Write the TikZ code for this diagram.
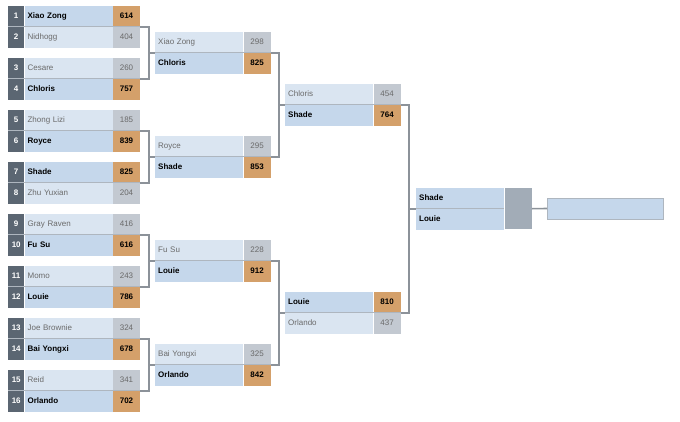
\documentclass[tikz,border=0pt]{standalone}
\usepackage{fontspec}
\setmainfont{Liberation Sans}
\definecolor{bkseed}{HTML}{5B6672}
\definecolor{bkwin}{HTML}{C5D7EB}
\definecolor{bklose}{HTML}{DAE5F1}
\definecolor{bkgold}{HTML}{D4A06A}
\definecolor{bkgrey}{HTML}{C3C9D1}
\definecolor{bkblock}{HTML}{A2ACB7}
\definecolor{bkline}{HTML}{8C9299}
\definecolor{bksep}{HTML}{AEB6BF}
\definecolor{bktext}{HTML}{6A6A6A}
\usetikzlibrary{positioning}

\begin{document}
\begin{tikzpicture}[x=1pt, y=-1pt,
  cell/.style={inner xsep=0pt, inner ysep=0pt, minimum height=20.5pt, text height=6pt, text depth=1.6pt, font=\fontsize{8}{9.6}\selectfont},
  seed/.style={cell, fill=bkseed, text=white, font=\fontsize{8}{9.6}\selectfont\bfseries, minimum width=16pt, anchor=north west},
  winner/.style={cell, fill=bkwin, text=black, font=\fontsize{8}{9.6}\selectfont\bfseries, text width=82pt, inner xsep=3pt, align=left},
  loser/.style={cell, fill=bklose, text=bktext, text width=82pt, inner xsep=3pt, align=left},
  wscore/.style={cell, fill=bkgold, text=black, font=\fontsize{8}{9.6}\selectfont\bfseries, minimum width=27pt},
  lscore/.style={cell, fill=bkgrey, text=bktext, minimum width=27pt},
  sepline/.style={bksep, line width=1pt},
  bracket/.style={bkline, line width=1.6pt}]
  \useasboundingbox (0,0) rectangle (680,421);

  % Round 1
  \node[seed] (r1k1) at (8,6) {1};
  \node[winner, right=0pt of r1k1] (r1n1) {Xiao Zong};
  \node[wscore, right=0pt of r1n1] (r1s1) {614};
  \node[seed, below=0pt of r1k1] (r1k2) {2};
  \node[loser, right=0pt of r1k2] (r1n2) {Nidhogg};
  \node[lscore, right=0pt of r1n2] (r1s2) {404};

  \node[seed] (r1k3) at (8,58) {3};
  \node[loser, right=0pt of r1k3] (r1n3) {Cesare};
  \node[lscore, right=0pt of r1n3] (r1s3) {260};
  \node[seed, below=0pt of r1k3] (r1k4) {4};
  \node[winner, right=0pt of r1k4] (r1n4) {Chloris};
  \node[wscore, right=0pt of r1n4] (r1s4) {757};

  \node[seed] (r1k5) at (8,110) {5};
  \node[loser, right=0pt of r1k5] (r1n5) {Zhong Lizi};
  \node[lscore, right=0pt of r1n5] (r1s5) {185};
  \node[seed, below=0pt of r1k5] (r1k6) {6};
  \node[winner, right=0pt of r1k6] (r1n6) {Royce};
  \node[wscore, right=0pt of r1n6] (r1s6) {839};

  \node[seed] (r1k7) at (8,162) {7};
  \node[winner, right=0pt of r1k7] (r1n7) {Shade};
  \node[wscore, right=0pt of r1n7] (r1s7) {825};
  \node[seed, below=0pt of r1k7] (r1k8) {8};
  \node[loser, right=0pt of r1k8] (r1n8) {Zhu Yuxian};
  \node[lscore, right=0pt of r1n8] (r1s8) {204};

  \node[seed] (r1k9) at (8,214) {9};
  \node[loser, right=0pt of r1k9] (r1n9) {Gray Raven};
  \node[lscore, right=0pt of r1n9] (r1s9) {416};
  \node[seed, below=0pt of r1k9] (r1k10) {10};
  \node[winner, right=0pt of r1k10] (r1n10) {Fu Su};
  \node[wscore, right=0pt of r1n10] (r1s10) {616};

  \node[seed] (r1k11) at (8,266) {11};
  \node[loser, right=0pt of r1k11] (r1n11) {Momo};
  \node[lscore, right=0pt of r1n11] (r1s11) {243};
  \node[seed, below=0pt of r1k11] (r1k12) {12};
  \node[winner, right=0pt of r1k12] (r1n12) {Louie};
  \node[wscore, right=0pt of r1n12] (r1s12) {786};

  \node[seed] (r1k13) at (8,318) {13};
  \node[loser, right=0pt of r1k13] (r1n13) {Joe Brownie};
  \node[lscore, right=0pt of r1n13] (r1s13) {324};
  \node[seed, below=0pt of r1k13] (r1k14) {14};
  \node[winner, right=0pt of r1k14] (r1n14) {Bai Yongxi};
  \node[wscore, right=0pt of r1n14] (r1s14) {678};

  \node[seed] (r1k15) at (8,370) {15};
  \node[loser, right=0pt of r1k15] (r1n15) {Reid};
  \node[lscore, right=0pt of r1n15] (r1s15) {341};
  \node[seed, below=0pt of r1k15] (r1k16) {16};
  \node[winner, right=0pt of r1k16] (r1n16) {Orlando};
  \node[wscore, right=0pt of r1n16] (r1s16) {702};

  % Round 2
  \node[loser, anchor=north west] (r2n1) at (155,32) {Xiao Zong};
  \node[lscore, right=0pt of r2n1] (r2s1) {298};
  \node[winner, below=0pt of r2n1] (r2n2) {Chloris};
  \node[wscore, right=0pt of r2n2] (r2s2) {825};

  \node[loser, anchor=north west] (r2n3) at (155,136) {Royce};
  \node[lscore, right=0pt of r2n3] (r2s3) {295};
  \node[winner, below=0pt of r2n3] (r2n4) {Shade};
  \node[wscore, right=0pt of r2n4] (r2s4) {853};

  \node[loser, anchor=north west] (r2n5) at (155,240) {Fu Su};
  \node[lscore, right=0pt of r2n5] (r2s5) {228};
  \node[winner, below=0pt of r2n5] (r2n6) {Louie};
  \node[wscore, right=0pt of r2n6] (r2s6) {912};

  \node[loser, anchor=north west] (r2n7) at (155,344) {Bai Yongxi};
  \node[lscore, right=0pt of r2n7] (r2s7) {325};
  \node[winner, below=0pt of r2n7] (r2n8) {Orlando};
  \node[wscore, right=0pt of r2n8] (r2s8) {842};

  % Round 3
  \node[loser, anchor=north west] (r3n1) at (285,84) {Chloris};
  \node[lscore, right=0pt of r3n1] (r3s1) {454};
  \node[winner, below=0pt of r3n1] (r3n2) {Shade};
  \node[wscore, right=0pt of r3n2] (r3s2) {764};

  \node[winner, anchor=north west] (r3n3) at (285,292) {Louie};
  \node[wscore, right=0pt of r3n3] (r3s3) {810};
  \node[loser, below=0pt of r3n3] (r3n4) {Orlando};
  \node[lscore, right=0pt of r3n4] (r3s4) {437};

  % Final and champion
  \node[winner, anchor=north west] (fn1) at (416,188) {Shade};
  \node[winner, below=0pt of fn1] (fn2) {Louie};
  \node[cell, fill=bkblock, minimum width=27pt, minimum height=41pt, anchor=north west] (fs) at (fn1.north east) {};
  \node[draw=bksep, line width=1pt, fill=bkwin, minimum width=116pt, minimum height=21pt, inner sep=0pt, anchor=west] (champ) at (547,208.5) {};

  % Row separators
  \foreach \a/\b in {r1k1/r1s1, r1k3/r1s3, r1k5/r1s5, r1k7/r1s7, r1k9/r1s9, r1k11/r1s11, r1k13/r1s13, r1k15/r1s15,
                     r2n1/r2s1, r2n3/r2s3, r2n5/r2s5, r2n7/r2s7, r3n1/r3s1, r3n3/r3s3, fn1/fn1}
    \draw[sepline] (\a.south west) -- (\b.south east);

  % Brackets
  \draw[bracket] (r1s1.south east) -- ++(9,0) |- (r2n1.south west);
  \draw[bracket] (r1s3.south east) -- ++(9,0) |- (r2n1.south west);
  \draw[bracket] (r1s5.south east) -- ++(9,0) |- (r2n3.south west);
  \draw[bracket] (r1s7.south east) -- ++(9,0) |- (r2n3.south west);
  \draw[bracket] (r1s9.south east) -- ++(9,0) |- (r2n5.south west);
  \draw[bracket] (r1s11.south east) -- ++(9,0) |- (r2n5.south west);
  \draw[bracket] (r1s13.south east) -- ++(9,0) |- (r2n7.south west);
  \draw[bracket] (r1s15.south east) -- ++(9,0) |- (r2n7.south west);
  \draw[bracket] (r2s1.south east) -- ++(8,0) |- (r3n1.south west);
  \draw[bracket] (r2s3.south east) -- ++(8,0) |- (r3n1.south west);
  \draw[bracket] (r2s5.south east) -- ++(8,0) |- (r3n3.south west);
  \draw[bracket] (r2s7.south east) -- ++(8,0) |- (r3n3.south west);
  \draw[bracket] (r3s1.south east) -- ++(8,0) |- (fn1.south west);
  \draw[bracket] (r3s3.south east) -- ++(8,0) |- (fn1.south west);
  \draw[bracket] (fs.east) -- (champ.west);
\end{tikzpicture}
\end{document}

EXERCISE OBJECTIVE:
Please reproduce the listing exactly from its opening line through the line that contains "right=0pt of r1n2]", both included, with all pictures omitted.

FINISHED TASK:
Write the TikZ code for this diagram.
\documentclass[tikz,border=0pt]{standalone}
\usepackage{fontspec}
\setmainfont{Liberation Sans}
\definecolor{bkseed}{HTML}{5B6672}
\definecolor{bkwin}{HTML}{C5D7EB}
\definecolor{bklose}{HTML}{DAE5F1}
\definecolor{bkgold}{HTML}{D4A06A}
\definecolor{bkgrey}{HTML}{C3C9D1}
\definecolor{bkblock}{HTML}{A2ACB7}
\definecolor{bkline}{HTML}{8C9299}
\definecolor{bksep}{HTML}{AEB6BF}
\definecolor{bktext}{HTML}{6A6A6A}
\usetikzlibrary{positioning}

\begin{document}
\begin{tikzpicture}[x=1pt, y=-1pt,
  cell/.style={inner xsep=0pt, inner ysep=0pt, minimum height=20.5pt, text height=6pt, text depth=1.6pt, font=\fontsize{8}{9.6}\selectfont},
  seed/.style={cell, fill=bkseed, text=white, font=\fontsize{8}{9.6}\selectfont\bfseries, minimum width=16pt, anchor=north west},
  winner/.style={cell, fill=bkwin, text=black, font=\fontsize{8}{9.6}\selectfont\bfseries, text width=82pt, inner xsep=3pt, align=left},
  loser/.style={cell, fill=bklose, text=bktext, text width=82pt, inner xsep=3pt, align=left},
  wscore/.style={cell, fill=bkgold, text=black, font=\fontsize{8}{9.6}\selectfont\bfseries, minimum width=27pt},
  lscore/.style={cell, fill=bkgrey, text=bktext, minimum width=27pt},
  sepline/.style={bksep, line width=1pt},
  bracket/.style={bkline, line width=1.6pt}]
  \useasboundingbox (0,0) rectangle (680,421);

  % Round 1
  \node[seed] (r1k1) at (8,6) {1};
  \node[winner, right=0pt of r1k1] (r1n1) {Xiao Zong};
  \node[wscore, right=0pt of r1n1] (r1s1) {614};
  \node[seed, below=0pt of r1k1] (r1k2) {2};
  \node[loser, right=0pt of r1k2] (r1n2) {Nidhogg};
  \node[lscore, right=0pt of r1n2] (r1s2) {404};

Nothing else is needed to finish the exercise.